-- Source code of charts --
--- begin ---

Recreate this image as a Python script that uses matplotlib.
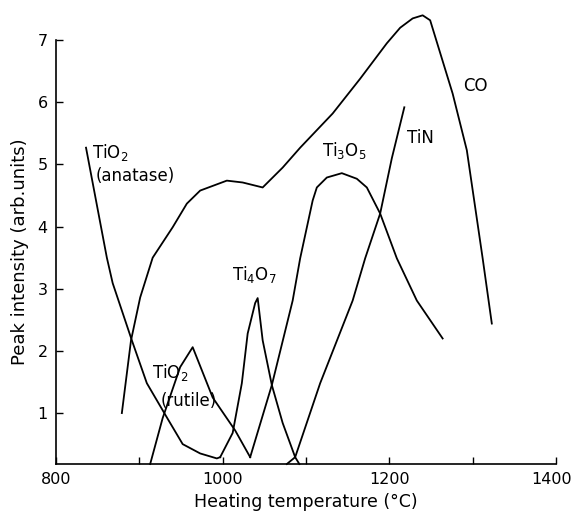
import numpy as np
import matplotlib
matplotlib.use("Agg")
import matplotlib.pyplot as plt
from matplotlib.transforms import ScaledTranslation

# Valores (temperatura en °C, intensidad en unidades arb.)
anatase_T = [836, 861, 868, 891, 909, 933, 952, 973, 993, 997]
anatase_I = [5.27, 3.50, 3.09, 2.17, 1.48, 0.93, 0.50, 0.35, 0.27, 0.29]

ti4o7_T = [997, 1012, 1023, 1030, 1039, 1042, 1048, 1059, 1072, 1087, 1092]
ti4o7_I = [0.29, 0.68, 1.48, 2.28, 2.77, 2.85, 2.17, 1.45, 0.84, 0.29, 0.18]

rutile_T = [913, 928, 949, 964, 988, 1015, 1033]
rutile_I = [0.18, 0.92, 1.74, 2.06, 1.25, 0.72, 0.29]

ti3o5_T = [1033, 1059, 1084, 1093, 1108, 1113, 1125, 1143, 1161, 1173, 1189, 1209, 1233, 1264]
ti3o5_I = [0.29, 1.45, 2.81, 3.49, 4.42, 4.63, 4.79, 4.86, 4.77, 4.63, 4.21, 3.49, 2.81, 2.20]

tin_T = [1077, 1087, 1117, 1156, 1171, 1189, 1203, 1218]
tin_I = [0.18, 0.29, 1.48, 2.81, 3.49, 4.21, 5.10, 5.92]

co_T = [879, 890, 901, 916, 940, 957, 973, 1005, 1024, 1048, 1072, 1093, 1132, 1165,
        1197, 1213, 1228, 1240, 1249, 1276, 1293, 1312, 1323]
co_I = [1.00, 2.17, 2.86, 3.50, 3.99, 4.37, 4.58, 4.74, 4.71, 4.63, 4.95, 5.27, 5.82, 6.38,
        6.95, 7.20, 7.35, 7.40, 7.32, 6.14, 5.23, 3.49, 2.44]

x_major = [800, 1000, 1200, 1400]
x_minor = [900, 1100, 1300]
y_ticks = [1, 2, 3, 4, 5, 6, 7]

plt.rcParams['font.family'] = 'DejaVu Sans'

fig = plt.figure(figsize=(5.74, 5.15), dpi=100)
ax = fig.add_axes([0.0976, 0.099, 0.871, 0.823])

for T, I in [(anatase_T, anatase_I), (ti4o7_T, ti4o7_I), (rutile_T, rutile_I),
             (ti3o5_T, ti3o5_I), (tin_T, tin_I), (co_T, co_I)]:
    ax.plot(T, I, color='black', lw=1.3, solid_joinstyle='round', clip_on=False)

# Etiquetas de las curvas
fs = 12
ax.text(843, 5.20, r'TiO$_2$', fontsize=fs, va='center')
ax.text(847, 4.82, '(anatase)', fontsize=fs, va='center')
ax.text(1011, 3.23, r'Ti$_4$O$_7$', fontsize=fs, va='center')
ax.text(1119, 5.22, r'Ti$_3$O$_5$', fontsize=fs, va='center')
ax.text(1221, 5.43, 'TiN', fontsize=fs, va='center')
ax.text(1288, 6.27, 'CO', fontsize=fs, va='center')
ax.text(915, 1.66, r'TiO$_2$', fontsize=fs, va='center')
ax.text(925, 1.20, '(rutile)', fontsize=fs, va='center')

ax.set_xlim(800, 1400)
ax.set_ylim(0.18, 7)
ax.set_xticks(x_major)
ax.set_xticks(x_minor, minor=True)
ax.set_yticks(y_ticks)
ax.tick_params(axis='both', which='both', direction='in', length=5, width=1,
               labelsize=11.5, pad=6)
ax.spines['top'].set_visible(False)
ax.spines['right'].set_visible(False)
for s in ['left', 'bottom']:
    ax.spines[s].set_linewidth(1.2)

# el "1400" queda un poco a la izquierda, como en el original
ultimo = ax.get_xticklabels()[-1]
ultimo.set_transform(ultimo.get_transform() + ScaledTranslation(-3 / 72, 0, fig.dpi_scale_trans))

ax.set_xlabel('Heating temperature (°C)', fontsize=12.5, labelpad=4)
ax.set_ylabel('Peak intensity (arb.units)', fontsize=13, labelpad=6)

fig.savefig('out.png', dpi=100)
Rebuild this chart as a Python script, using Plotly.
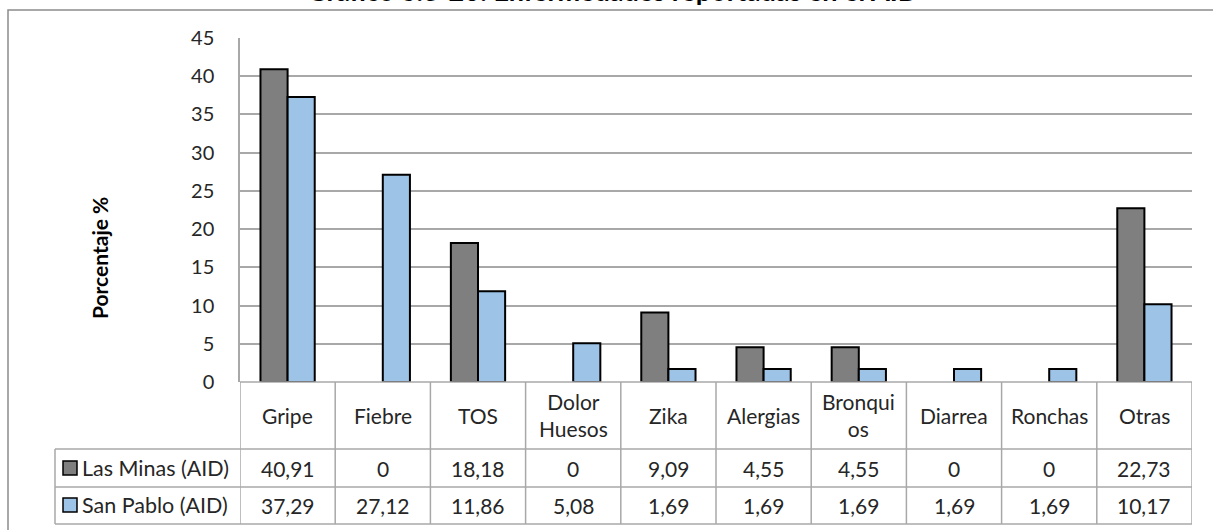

--- end ---

-- Problem to work on --
Output the data exactly. Pictures don't belong in the result.

-- Task output --
Recreate this image as a Python script that uses matplotlib.
import numpy as np
import matplotlib
matplotlib.use("Agg")
import matplotlib.pyplot as plt
from matplotlib.transforms import ScaledTranslation

# Valores (temperatura en °C, intensidad en unidades arb.)
anatase_T = [836, 861, 868, 891, 909, 933, 952, 973, 993, 997]
anatase_I = [5.27, 3.50, 3.09, 2.17, 1.48, 0.93, 0.50, 0.35, 0.27, 0.29]

ti4o7_T = [997, 1012, 1023, 1030, 1039, 1042, 1048, 1059, 1072, 1087, 1092]
ti4o7_I = [0.29, 0.68, 1.48, 2.28, 2.77, 2.85, 2.17, 1.45, 0.84, 0.29, 0.18]

rutile_T = [913, 928, 949, 964, 988, 1015, 1033]
rutile_I = [0.18, 0.92, 1.74, 2.06, 1.25, 0.72, 0.29]

ti3o5_T = [1033, 1059, 1084, 1093, 1108, 1113, 1125, 1143, 1161, 1173, 1189, 1209, 1233, 1264]
ti3o5_I = [0.29, 1.45, 2.81, 3.49, 4.42, 4.63, 4.79, 4.86, 4.77, 4.63, 4.21, 3.49, 2.81, 2.20]

tin_T = [1077, 1087, 1117, 1156, 1171, 1189, 1203, 1218]
tin_I = [0.18, 0.29, 1.48, 2.81, 3.49, 4.21, 5.10, 5.92]

co_T = [879, 890, 901, 916, 940, 957, 973, 1005, 1024, 1048, 1072, 1093, 1132, 1165,
        1197, 1213, 1228, 1240, 1249, 1276, 1293, 1312, 1323]
co_I = [1.00, 2.17, 2.86, 3.50, 3.99, 4.37, 4.58, 4.74, 4.71, 4.63, 4.95, 5.27, 5.82, 6.38,
        6.95, 7.20, 7.35, 7.40, 7.32, 6.14, 5.23, 3.49, 2.44]

x_major = [800, 1000, 1200, 1400]
x_minor = [900, 1100, 1300]
y_ticks = [1, 2, 3, 4, 5, 6, 7]

plt.rcParams['font.family'] = 'DejaVu Sans'

fig = plt.figure(figsize=(5.74, 5.15), dpi=100)
ax = fig.add_axes([0.0976, 0.099, 0.871, 0.823])

for T, I in [(anatase_T, anatase_I), (ti4o7_T, ti4o7_I), (rutile_T, rutile_I),
             (ti3o5_T, ti3o5_I), (tin_T, tin_I), (co_T, co_I)]:
    ax.plot(T, I, color='black', lw=1.3, solid_joinstyle='round', clip_on=False)

# Etiquetas de las curvas
fs = 12
ax.text(843, 5.20, r'TiO$_2$', fontsize=fs, va='center')
ax.text(847, 4.82, '(anatase)', fontsize=fs, va='center')
ax.text(1011, 3.23, r'Ti$_4$O$_7$', fontsize=fs, va='center')
ax.text(1119, 5.22, r'Ti$_3$O$_5$', fontsize=fs, va='center')
ax.text(1221, 5.43, 'TiN', fontsize=fs, va='center')
ax.text(1288, 6.27, 'CO', fontsize=fs, va='center')
ax.text(915, 1.66, r'TiO$_2$', fontsize=fs, va='center')
ax.text(925, 1.20, '(rutile)', fontsize=fs, va='center')

ax.set_xlim(800, 1400)
ax.set_ylim(0.18, 7)
ax.set_xticks(x_major)
ax.set_xticks(x_minor, minor=True)
ax.set_yticks(y_ticks)
ax.tick_params(axis='both', which='both', direction='in', length=5, width=1,
               labelsize=11.5, pad=6)
ax.spines['top'].set_visible(False)
ax.spines['right'].set_visible(False)
for s in ['left', 'bottom']:
    ax.spines[s].set_linewidth(1.2)

# el "1400" queda un poco a la izquierda, como en el original
ultimo = ax.get_xticklabels()[-1]
ultimo.set_transform(ultimo.get_transform() + ScaledTranslation(-3 / 72, 0, fig.dpi_scale_trans))

ax.set_xlabel('Heating temperature (°C)', fontsize=12.5, labelpad=4)
ax.set_ylabel('Peak intensity (arb.units)', fontsize=13, labelpad=6)

fig.savefig('out.png', dpi=100)
Rebuild this chart as a Python script, using Plotly.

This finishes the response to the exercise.